Record type allows you to create object types in a shorter way. Types for objects are normally defined in the below format:

type UserDetailType = {
  name: string;
  age: string;
};

type Users = {
   [name: string]: UserDetailType
};

However, with the Record utility you can construct the same type as follows

type UserDetailType = {
  name: string;
  age: string;
};

type Users = Record<string, UserDetailType>;

Kamran Ahmed: Here we have an AgesType, which is an object where the key is the name, with the type string, and the value for each of the keys is going to be number.

Then, we're creating an ages object with a bunch of different names, with the values set to each of the persons' age. Then, we are printing to the console all the ages that we have here.

There's a short form in TypeScript, which can be used to represent this kind of type. We can represent the same object type as type AgesType, Record.

First parameter is going to be the key of the object. In this case, it is going to be string because we have names. The second value is going to be the value of each of the keys, so number here.

Now, you can see that TypeScript is not complaining. We're able to get the same result as this type.

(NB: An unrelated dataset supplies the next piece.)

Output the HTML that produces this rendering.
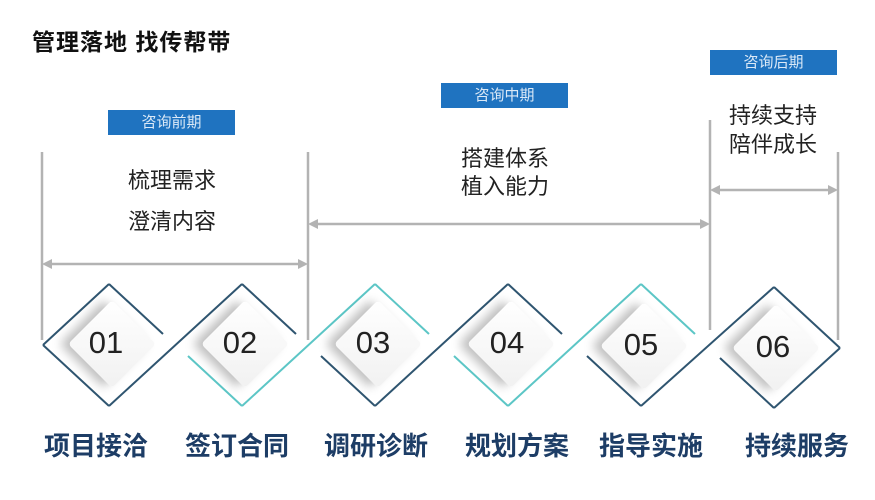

We can also restrict the keys here. Right now, we are being flexible with the names here, so it can be any string. I can add, let's say, Jennie Doe, with 50. TypeScript is still not complaining.

Let's say that we only want three names. I can put here type NamesType, so John Doe, Jane Doe, and Baby Doe. Now, I can use this NamesType instead of the string here.

Now, all these three properties are being allowed, but this property does not exist in the NamesType, so it is not being allowed. I can add here Jennie Doe as well, and the error goes away.